The court held that there was no reasonable expectation of privacy.  The answer to the question in this case turned on the similarities of email to physical letters -- and analogizing the reasonable expectations of privacy that parties have in physical letters:

A sender of an e-mail loses his or her reasonable expectation of privacy in an e-mail that has actually reached the intended recipient. Guest v. Leis, 255 F.3d 325, 333 (6th Cir. 2001); see also United States v. Lifshitz, 369 F.3d 173, 190 (2d Cir. 2004) (An individual may not “enjoy [] an expectation of privacy in transmissions over the Internet or e-mail that have already arrived at the recipient”). “The e-mailer would be analogous to a letter-writer, whose `expectation of privacy ordinarily terminates upon delivery’ of the letter.” Guest, 255 F.3d at 333 (quoting United States v. King, 55 F.3d 1193, 1196 (6th Cir. 1995). In Warshak v. United States, the United States Court of Appeals for the Sixth Circuit analogized a search and seizure of e-mails through an ISP to the interception of a letter at a post office. 631 F.3d 266, 286 (6th Cir. 2010). Here, transmission of all the e-mails and texts was complete before seizure, that is, the e-mails had already arrived at the intended recipient account. Any reasonable expectation of privacy Mr. Lustyik and Mr. Thaler may have had in their e-mails ended when Mr. Taylor received the messages in his and AISC’s e-mail accounts.
Kerr asks whether this reasoning indicates that the sender's expectation of privacy terminates when the email reaches the email account's Internet service provider (ISP), rather than when it is accessed by the recipient.  He concludes that this is the conclusion that the court's reasoning supports.

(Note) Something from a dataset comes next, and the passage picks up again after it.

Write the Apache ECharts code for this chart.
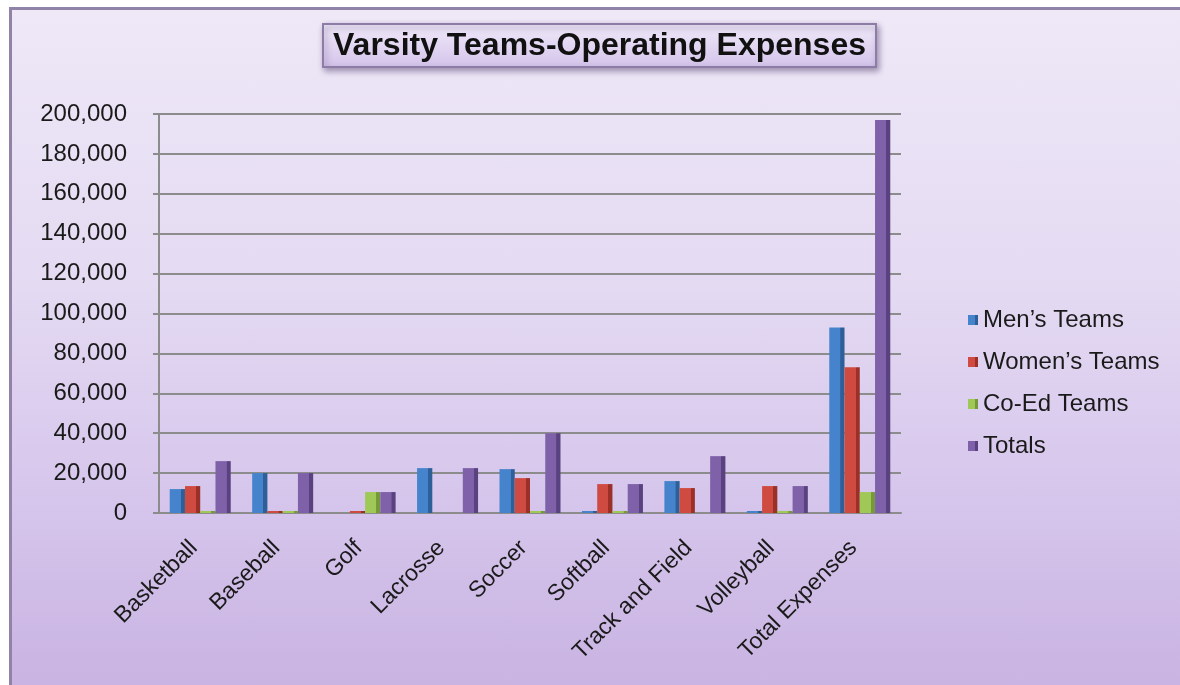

While some of the opinion's language supports this reading ("Any reasonable expectation of privacy Mr. Lustyik and Mr. Thaler may have had in their e-mails ended when Mr. Taylor received the messages in his and AISC's e-mail accounts"), I am inclined to read the opinion as indicating that some sort of access by the recipient is required before a reasonable expectation of privacy is lost.



I arrive at this interpretation by considering the third- and second-to-last sentences of the above quote, where the court seems to be distinguishing the downloading in this case from a search of an ISP.  The use of the word "here" in the second-to-last sentence signals to me that the court is differentiating this case from the Warshak case it summarizes in the preceding sentence, thereby indicating that this case is different from the government's downloading of emails from an ISP.

My reading may also be supported by the word "received" in the last sentence -- as this term could be read to indicate an act of receiving and reading an email, rather than the simple transmission of the email to an account's server.  I admit, however, that this last point involves a strained interpretation of the word "received" (as my definition of "received" includes the word itself in conjunction with a different word).

But Kerr is correct to point out that the opinion seems to support the conclusion that there is no reasonable expectation of privacy in an email that is stored in the email account's server, as opposed to one opened by the recipient.  The court's distinguishing language aside, its phrasing ("transmission of the e-mails and texts was complete" and especially the phrasing of the final sentence) lends support to Kerr's interpretation.

And if the court did indeed conclude that there is no reasonable expectation of privacy in email in an account's server, that would probably be a stretch for the physical mail analogy.  While downloading an unread email that has been transferred to an email account may not be perfectly analogized to seizing mail at the post office, it might be more akin to taking unread letters from a recipient's mailbox.  And that would probably be a stage of delivery where the sender still has some reasonable expectation of privacy in the letter.